With heavy loads where you need one vGPU per GPU, vGPU gives better performance than MIG vGPU for the tested workload. When the workload has unknown characteristics, it is better to test both to select the right one. Please note that, when multiple full vGPUs are assigned to a VM for training a larger model, the time-slicing mode is required.

Figure 4. Training time of MIG vGPU vs. vGPU only in vSphere 8 U1 with Tanzu

Figure 5. Inference time of MIG vGPU vs. vGPU only in vSphere 8 U1 with Tanzu

Scaling ML/AI Workloads Sharing a GPU

One of the key benefits of deploying ML/AI workloads with TKG is the fast and easy way of scaling ML/AI workloads by simply applying deployment configuration in a YAML file, similar to the way we usually do with Kubernetes. Virtual machines (or nodes in a Kubernetes cluster) are provisioned and scheduled based on the configurations we specify. Tanzu with TKG and NVIDIA AI Enterprise also provides good performance when scaling with more nodes running ML/AI workloads in a TKG cluster.

We demonstrate this in figures 7 and 8. In our experiments, we ran the Mask R-CNN workload scaling from 1–7 VMs (or TKG nodes) concurrently, sharing a single A100 GPU using a MIG vGPU profile. Since we usually apply GPU sharing for a light load, we set batch size = 2 for Mask R-CNN so that the ML load was very light. We chose the lowest vGPU (profile A100-1-5c) when configuring the VM class in the workload management of the vSphere Client and used this VM class to deploy a TKG cluster with the number of nodes ranging from 1–7. The results (figures 8–9) show linear scaling in throughput with multiple nodes sharing the same GPU, and the training and inference time have minimal impact with multiple VMs running concurrently. This comes from the use of MIG for the light-load case.
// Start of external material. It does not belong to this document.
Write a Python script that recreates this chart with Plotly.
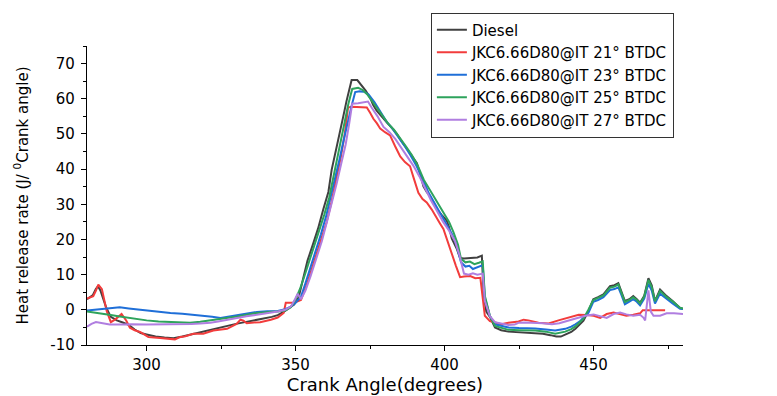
import plotly.graph_objects as go

# ---------------- data ----------------
diesel_x = [280, 281, 282, 283, 283.7, 284.5, 285.5, 286.5, 288, 290, 292, 294, 296, 298, 300, 303, 306, 309, 312, 315,
            318, 321, 324, 327, 330, 333, 336, 339, 342, 344, 346, 348, 349.5, 351, 352.6, 354, 355.9, 357.5, 359.3, 361,
            362.1, 363.5, 364.9, 366, 367.1, 368, 368.8, 370.7, 372, 373.5, 375, 376, 377.2, 379, 380.6, 382, 383.9,
            385.5, 387.3, 389, 390.7, 392, 392.9, 394, 395.1, 396.3, 397.4, 399, 400.7, 401.5, 402.4, 404, 405.2, 406.5,
            408, 409.5, 411, 412.5, 413.1, 414, 415.2, 416.9, 419, 421.4, 424, 427, 430.4, 433, 435.5, 437.5, 439, 440.5,
            442.5, 443.9, 445.5, 446.6, 448.3, 449.9, 451.5, 453.3, 455.5, 457, 458.3, 459.3, 460.5, 462, 463.3, 464.5,
            465.6, 467, 468.4, 469.5, 470.6, 472.3, 474.5, 476.5, 479, 480]
diesel_y = [3.0, 3.5, 4.2, 6.0, 6.7, 5.5, 3.0, 0.5, -2.0, -3.0, -3.6, -4.3, -5.6, -6.6, -7.0, -7.6, -7.9, -8.1, -7.6, -7.0,
            -6.2, -5.6, -5.0, -4.5, -4.0, -3.5, -3.0, -2.6, -2.0, -1.5, -0.6, 0.6, 1.5, 3.5, 9.5, 14.0, 18.8, 23.0, 28.6,
            33.5, 39.8, 45.0, 51.0, 55.0, 59.4, 62.5, 65.3, 65.3, 64.0, 62.3, 60.3, 58.3, 56.6, 55.0, 53.3, 52.0, 50.1,
            48.0, 45.9, 44.0, 41.7, 38.0, 35.1, 33.5, 32.3, 30.5, 28.6, 27.0, 25.4, 23.5, 20.3, 17.5, 14.7, 14.6, 14.7,
            14.8, 14.9, 15.4, 4.4, -0.5, -2.0, -5.0, -5.8, -6.2, -6.3, -6.5, -6.6, -6.8, -7.2, -7.6, -7.6, -7.0, -6.3,
            -5.4, -4.2, -3.1, -0.3, 3.0, 3.6, 4.4, 6.7, 7.0, 7.6, 5.5, 2.5, 3.0, 3.9, 3.0, 2.0, 4.0, 9.0, 7.0, 2.5, 5.8,
            3.9, 2.5, 0.5, 0.3]

it21_x = [280, 282.1, 283, 283.8, 285, 286.6, 288, 289.5, 291.6, 293.2, 294.4, 296, 297.8, 300.6, 304.5, 309.5, 311, 313,
          315.7, 319, 322.4, 325, 327, 330.2, 331.5, 332.5, 333.6, 336, 338.1, 341.7, 344, 346, 346.7, 348, 349.5, 351.8,
          353.5, 355.2, 357, 358.7, 360.4, 362, 363.7, 365.2, 366.5, 367.6, 368.8, 371, 373.9, 375, 376.1, 377.3, 378.4,
          380, 381.7, 383.4, 385.1, 386.7, 388.4, 389.8, 391.2, 392.6, 394, 395.7, 397.4, 398.5, 399.6, 401, 402.4, 403.8,
          405.2, 406.5, 408.6, 410.3, 412, 412.8, 413.5, 415.2, 416.9, 419, 421.4, 424.8, 426.5, 428.1, 431.5, 434.9,
          438.2, 441.6, 445, 447.7, 450, 452.2, 454.4, 456.7, 458.9, 461, 463.3, 465.6, 466.5, 467, 470, 474, 480]
it21_y = [3.2, 3.9, 5.5, 7.2, 5.9, -0.3, -3.5, -2.7, -1.2, -3.1, -5.1, -5.8, -6.3, -7.7, -8.0, -8.4, -7.8, -7.5, -6.8,
          -6.8, -5.9, -5.6, -5.4, -4.0, -2.8, -3.1, -3.8, -3.6, -3.5, -2.8, -2.2, -0.9, 2.0, 2.0, 2.0, 2.8, 6.5, 11.0,
          15.6, 20.0, 24.9, 30.5, 37.0, 43.5, 50.0, 57.5, 57.7, 57.7, 57.5, 56.0, 54.3, 53.0, 51.5, 50.5, 49.6, 46.5,
          43.6, 42.0, 40.8, 37.0, 33.3, 31.5, 30.5, 28.5, 26.3, 24.5, 23.0, 19.5, 15.6, 12.5, 9.3, 9.5, 9.6, 9.0, 9.1,
          2.5, -1.7, -3.2, -3.7, -4.1, -3.7, -3.3, -2.8, -3.0, -3.7, -3.9, -3.0, -2.1, -1.4, -1.5, -1.7, -2.3, -1.2, -0.8,
          -1.2, -1.7, -1.4, -1.0, -0.1, -0.1, -0.1, -0.1]

it23_x = [280, 283, 286, 289, 291, 294, 297, 300, 304, 308, 312, 316, 319, 322, 324.8, 327.5, 330.4, 333.5, 337, 340.5,
          344, 346.5, 348.4, 350, 351.8, 353.3, 355, 356.7, 358.5, 360.2, 361.8, 363.3, 364.8, 366.2, 367.5, 368.8, 370,
          371.5, 373, 374.5, 376.5, 378.5, 380.5, 382.5, 384.5, 386.5, 388.5, 390.5, 392.5, 394.5, 396.5, 398.5, 400.5,
          402.5, 404, 405.5, 407, 408.3, 409.5, 411, 412.8, 413.5, 415.2, 416.9, 419, 421.4, 425, 430.4, 434, 437.1,
          440.5, 442.5, 443.9, 445.5, 446.6, 448.3, 449.9, 451.5, 453.3, 455.5, 457, 458.3, 459.3, 460.5, 462, 463.3,
          464.5, 465.6, 467, 468.4, 469.5, 470.6, 472.3, 474.5, 476.5, 479, 480]
it23_y = [-0.2, 0.0, 0.2, 0.5, 0.7, 0.4, 0.1, -0.3, -0.6, -0.9, -1.1, -1.4, -1.7, -2.0, -2.3, -1.9, -1.5, -1.0, -0.6,
          -0.4, -0.3, 0.2, 0.9, 2.0, 3.7, 7.5, 12.0, 16.5, 21.5, 26.5, 32.0, 37.5, 43.0, 48.5, 53.5, 58.0, 61.9, 62.1,
          62.0, 61.2, 59.0, 56.3, 53.5, 51.5, 49.2, 46.7, 44.0, 41.0, 37.5, 33.5, 30.5, 27.5, 24.5, 21.5, 18.5, 13.5,
          12.3, 12.5, 11.6, 12.2, 12.7, 3.5, -1.8, -4.1, -4.6, -5.0, -5.2, -5.3, -5.6, -5.9, -5.4, -4.8, -4.1, -3.2,
          -2.2, -0.8, 2.3, 2.8, 3.6, 5.6, 5.9, 6.4, 4.3, 1.6, 2.3, 3.0, 2.3, 1.3, 3.2, 7.4, 5.5, 1.8, 4.6, 3.0, 1.8,
          0.3, 0.2]

it25_x = [280, 282, 285.4, 288, 291, 295, 300, 304, 308, 311, 314.6, 318, 321.4, 326, 330.4, 334, 337, 341, 344, 346.5,
          348.4, 350, 351.5, 353, 354.5, 356.3, 358, 359.6, 361.3, 362.6, 364, 365.3, 366.6, 367.7, 369, 371, 372.5,
          374, 375.5, 377.5, 379.5, 381, 383, 385, 387, 389, 391, 393, 395.5, 397.5, 399.5, 401.5, 403, 404.5, 405.5,
          407, 408.5, 410, 411.5, 412.8, 413.5, 415.2, 416.9, 419, 421.4, 425, 430.4, 434, 437.1, 440.5, 442.5, 443.9,
          445.5, 446.6, 448.3, 449.9, 451.5, 453.3, 455.5, 457, 458.3, 459.3, 460.5, 462, 463.3, 464.5, 465.6, 467,
          468.4, 469.5, 470.6, 472.3, 474.5, 476.5, 479, 480]
it25_y = [-0.5, -0.8, -1.2, -1.5, -1.9, -2.4, -3.0, -3.3, -3.5, -3.6, -3.7, -3.4, -3.0, -2.5, -1.9, -1.3, -0.9, -0.6,
          -0.5, -0.2, 0.7, 3.0, 6.0, 9.7, 13.5, 18.0, 22.5, 27.0, 32.0, 37.5, 43.0, 48.5, 54.0, 58.5, 62.8, 63.1, 62.5,
          61.3, 59.5, 57.0, 54.5, 53.0, 51.2, 49.0, 46.5, 44.0, 41.0, 37.0, 33.5, 30.5, 27.5, 25.0, 22.0, 18.5, 14.5,
          13.5, 13.7, 13.0, 13.4, 13.8, 4.0, -1.7, -4.6, -5.2, -5.7, -5.8, -5.9, -6.2, -6.8, -6.2, -5.5, -4.7, -3.5,
          -2.5, 0.1, 2.8, 3.4, 4.1, 6.3, 6.6, 7.2, 5.0, 2.2, 2.8, 3.6, 2.8, 1.8, 3.8, 8.5, 6.5, 2.4, 5.4, 3.6, 2.4,
          0.6, 0.4]

it27_x = [280, 281.5, 283, 285, 287.6, 291, 295, 300, 305, 310, 315, 318, 321.4, 324, 327, 330.4, 333.5, 337, 340.5, 344,
          346.5, 348.5, 349.8, 350.7, 351.8, 353.3, 355, 357, 358.8, 360.5, 362.2, 363.8, 365.3, 366.8, 368, 369, 371,
          373, 374.3, 375.5, 377.5, 379.5, 381.5, 383.5, 385.5, 387.5, 389.5, 391.5, 393.5, 395.5, 397.5, 399.5, 401.5,
          403.5, 405, 406.5, 408, 409.5, 411, 412.8, 413.5, 415.2, 416.9, 419, 421.4, 423.5, 424.8, 427, 430.4, 433,
          436, 438.5, 440.5, 443.9, 447.2, 450, 452.2, 454.4, 456.7, 458.9, 461, 463.3, 465.6, 466.7, 467.3, 468.4,
          469.2, 470.1, 472.3, 474.5, 477, 479, 480]
it27_y = [-4.8, -4.0, -3.5, -3.8, -4.2, -4.2, -4.1, -4.2, -4.2, -4.2, -4.0, -3.9, -3.7, -3.3, -2.8, -2.3, -1.8, -1.4,
          -1.0, -0.5, 0.0, 1.0, 3.0, 4.6, 3.0, 5.5, 9.5, 14.5, 19.5, 25.0, 30.5, 36.0, 41.5, 47.0, 53.0, 58.6, 58.7,
          58.9, 59.2, 57.5, 55.0, 52.0, 50.5, 48.5, 46.0, 43.5, 41.0, 38.0, 34.5, 31.0, 28.0, 25.0, 22.5, 19.5, 15.5,
          10.3, 10.0, 10.4, 10.0, 10.3, 2.5, -1.8, -3.5, -3.9, -4.3, -4.2, -3.7, -3.6, -3.7, -3.8, -4.1, -3.8, -3.3,
          -2.4, -1.7, -1.3, -1.7, -2.3, -1.2, -0.8, -1.3, -1.7, -1.4, -2.2, -3.0, 5.5, -0.5, -1.7, -1.7, -1.0, -1.0,
          -1.2, -1.2]

series_names = ["Diesel", "JKC6.66D80@IT 21° BTDC", "JKC6.66D80@IT 23° BTDC",
                "JKC6.66D80@IT 25° BTDC", "JKC6.66D80@IT 27° BTDC"]
series_colors = ["#404040", "#f23c3c", "#1f6fd8", "#2ea35c", "#b07ee0"]

x_tick_vals = [300, 350, 400, 450]
x_tick_text = ["300", "350", "400", "450"]
y_tick_vals = [-10, 0, 10, 20, 30, 40, 50, 60, 70]
y_tick_text = ["-10", "0", "10", "20", "30", "40", "50", "60", "70"]

# ---------------- figure ----------------
FONT = "DejaVu Sans"
fig = go.Figure()
xs = [diesel_x, it21_x, it23_x, it25_x, it27_x]
ys = [diesel_y, it21_y, it23_y, it25_y, it27_y]
for name, col, x, y in zip(series_names, series_colors, xs, ys):
    fig.add_trace(go.Scatter(x=x, y=y, mode="lines", name=name,
                             line=dict(color=col, width=2)))

fig.update_layout(
    width=777, height=396,
    margin=dict(l=87, r=94, t=41, b=51),
    paper_bgcolor="white", plot_bgcolor="white",
    font=dict(family=FONT, color="black"),
    showlegend=True,
    legend=dict(x=0.577, y=1.112, xanchor="left", yanchor="top",
                bgcolor="white", bordercolor="#333333", borderwidth=1,
                font=dict(family=FONT, size=15, color="black"),
                tracegroupgap=0),
)
fig.update_xaxes(range=[280, 480], showgrid=False, zeroline=False, automargin=False,
                 showline=True, linecolor="black", linewidth=1.3,
                 ticks="outside", ticklen=5, tickwidth=1.3, tickcolor="black",
                 tickvals=x_tick_vals, ticktext=x_tick_text, ticklabelstandoff=1,
                 tickfont=dict(family=FONT, size=15, color="black"),
                 minor=dict(ticks="outside", ticklen=3, tickwidth=1.2, tickcolor="black", dtick=25, tick0=275),
                 title=dict(text="Crank Angle(degrees)", font=dict(family=FONT, size=18, color="black"), standoff=2))
fig.update_yaxes(range=[-10, 75], showgrid=False, zeroline=False, automargin=False,
                 showline=True, linecolor="black", linewidth=1.3,
                 ticks="outside", ticklen=5, tickwidth=1.3, tickcolor="black",
                 tickvals=y_tick_vals, ticktext=y_tick_text, ticklabelstandoff=3,
                 tickfont=dict(family=FONT, size=15, color="black"),
                 minor=dict(ticks="outside", ticklen=3, tickwidth=1.2, tickcolor="black", dtick=5, tick0=-5),
                 title=dict(text="Heat release rate (J/ <sup>0</sup>Crank angle)",
                            font=dict(family=FONT, size=15, color="black"), standoff=18))

fig.write_html("out.html")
Figure 6. Inference time when scaling in vSphere 8 U1 with Tanzu

Figure 7. Inference throughput when scaling in vSphere 8 U1 with Tanzu

Takeaways

We explored ML/AI workloads in vSphere 8 U1 with TKG and NVIDIA AI Enterprise and provided best practices on optimizing and scaling these workloads. A few key takeaways from our performance study include:

Compared to the traditional way of deploying ML/AI workloads with vGPUs, the deployment with TKG has no overhead or even gives better performance with an optimized configuration.
ML/AI workloads in vSphere 8 U1 perform slightly better (2%–7%) than in vSphere 7 U3.
When your workloads are lightweight (small models, small batch sizes, and small input data) and won’t utilize all available CUDA cores, choosing MIG vGPU can give you a higher consolidation of VMs (TKG nodes) per GPU with better performance. This also means saving money for your ML/AI infrastructure.
Scaling ML/AI workloads with TKG is fast, easy, and has good performance. This is one of the key benefits of using TKG for ML/AI.